Every transaction pays fees in MON. Every major protocol that migrates brings their users who need MON for gas. The 38.5% ecosystem fund can be used aggressively to bootstrap liquidity and incentives without dumping on retail.
I’ve seen this play out before, but rarely with this combination of technical readiness and fair launch mechanics.
What Could Actually Derail This
Nothing’s guaranteed, obviously. The biggest risks right now:
- Technical issues at launch – even brief downtime would kill momentum
- Coordinated dumping from large airdrop recipients
- Broader market turning risk-off (though BTC at $86k suggests we’re still in risk-on territory)
- Major exchanges being slow to list (though this seems unlikely given the Coinbase relationship)
Any single one of these could push us toward that bear case temporarily. But the beautiful thing about genuine technological advantage? It tends to win out eventually.
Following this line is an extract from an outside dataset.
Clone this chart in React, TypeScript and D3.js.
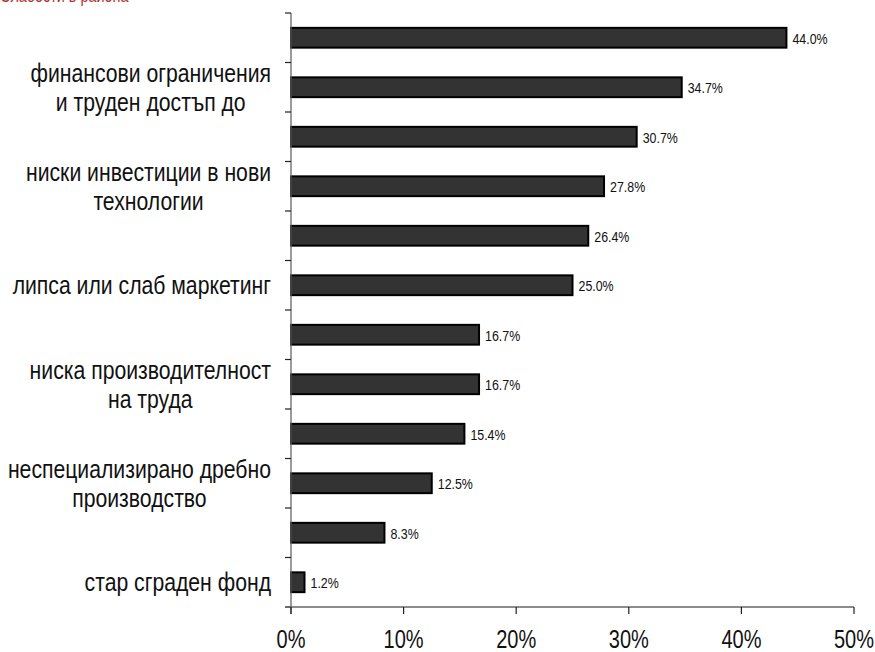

Where Price Could Realistically Go By EOY 2025
Everyone wants the million-dollar question. Fine, here’s my actual thinking:
If Monad simply executes – keeps the chain up, attracts real dApps, uses that ecosystem fund intelligently – a $10–15 billion FDV by end of 2025 feels completely reasonable. That would put MON in the $0.10–$0.15 range with the current supply schedule.
If they absolutely crush it and become the default high-performance EVM chain? $25 billion+ FDV isn’t crazy. That’s $0.25+ per token.
These aren’t the kind of numbers you throw around lightly. But when you have genuine technical differentiation in a market that’s starving for it, strange things become possible.
The chains that win the next cycle won’t be the ones with the best marketing. They’ll be the ones that simply work better than everything else. Monad might actually be that chain.
The launch is just beginning. The real story starts now – when we see whether this technology actually delivers on its promises in production, with real users and real money at stake.
One thing I know for sure: the next few weeks are going to be fascinating to watch.
Disclosure: This is not financial advice. Cryptocurrency investments carry significant risk. The author may hold positions in assets discussed.